When a platform is flooded with functionally generated content—tracks created in seconds by a server rather than hours by a human—it dilutes the value of the signal. It creates a noise floor that makes it harder for genuine creators to be heard. Bandcamp’s decision is a form of "curatorial quality control." They are protecting the ecosystem for the composers and producers who bleed for their art.
If Not a Ban, Then a Category
While Bandcamp has chosen a hard ban, other streaming giants (Spotify, Apple Music) are taking a softer approach, often blending AI content into "chill" or "focus" playlists.
If AI music must exist on these platforms, we believe transparency is non-negotiable. It should not be hidden. It should be categorized. Just as a grocery store distinguishes between "organic" and "processed," listeners deserve to know if the emotional swelling of strings they are hearing was born from a human heart or a predictive text model.

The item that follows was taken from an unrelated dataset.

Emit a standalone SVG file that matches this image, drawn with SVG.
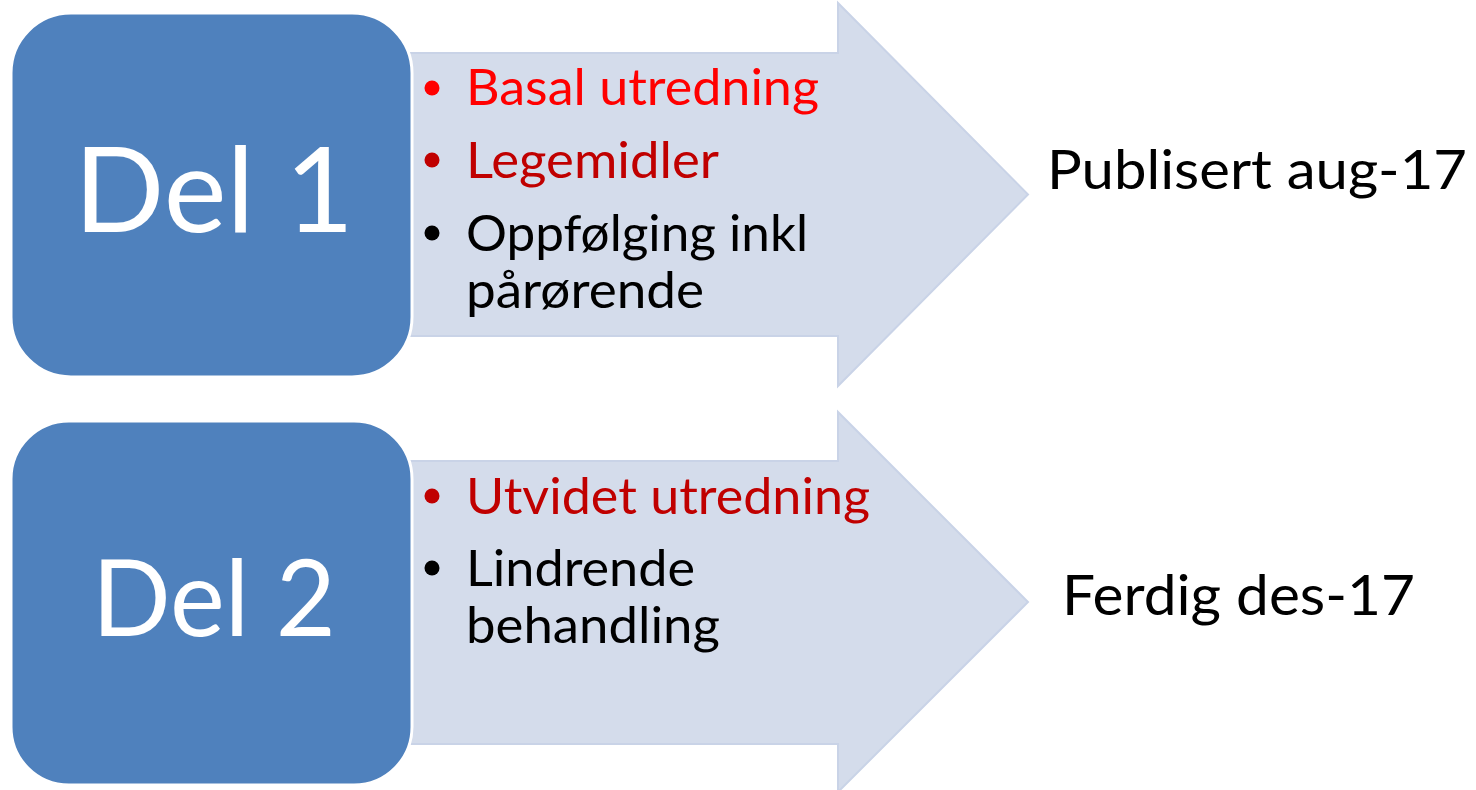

Without clear categorization, we risk a "gray goo" scenario where the listener stops trusting the authenticity of any new artist they discover.

We Build Tools for Builders, Not Bystanders
Our philosophy at SonalSystem has always been to empower the Creator.
When we craft a Custom Audio solution for a film composer, we aren't handing them a finished score. We are handing them a bespoke palette of sounds so they can paint the picture.
When you download one of our Sample Packs, you are getting raw materials recorded by industry veterans like Allen Morgan—materials meant to be chopped, twisted, and reimagined by you.
We believe the future of music isn't about removing the human from the loop; it's about giving the human superhuman capabilities. The "boring" parts of production—file formatting, noise reduction, tagging—can and should be automated. But the spark? The melody that gives you goosebumps? That has to come from you.
The Optimistic Future
Bandcamp’s stance gives us hope. It signals that despite the technological gold rush, there is still a massive appetite for the "human element."
We are entering an era where provenance matters. The story behind the sound—who made it, what gear they used, why they wrote it—will become just as valuable as the sound itself. As the noise floor rises with AI generation, the value of authentic, boutique, human-crafted audio will only skyrocket.
So, keep writing. Keep tweaking that synth patch until it screams. The world doesn't need more content; it needs more art.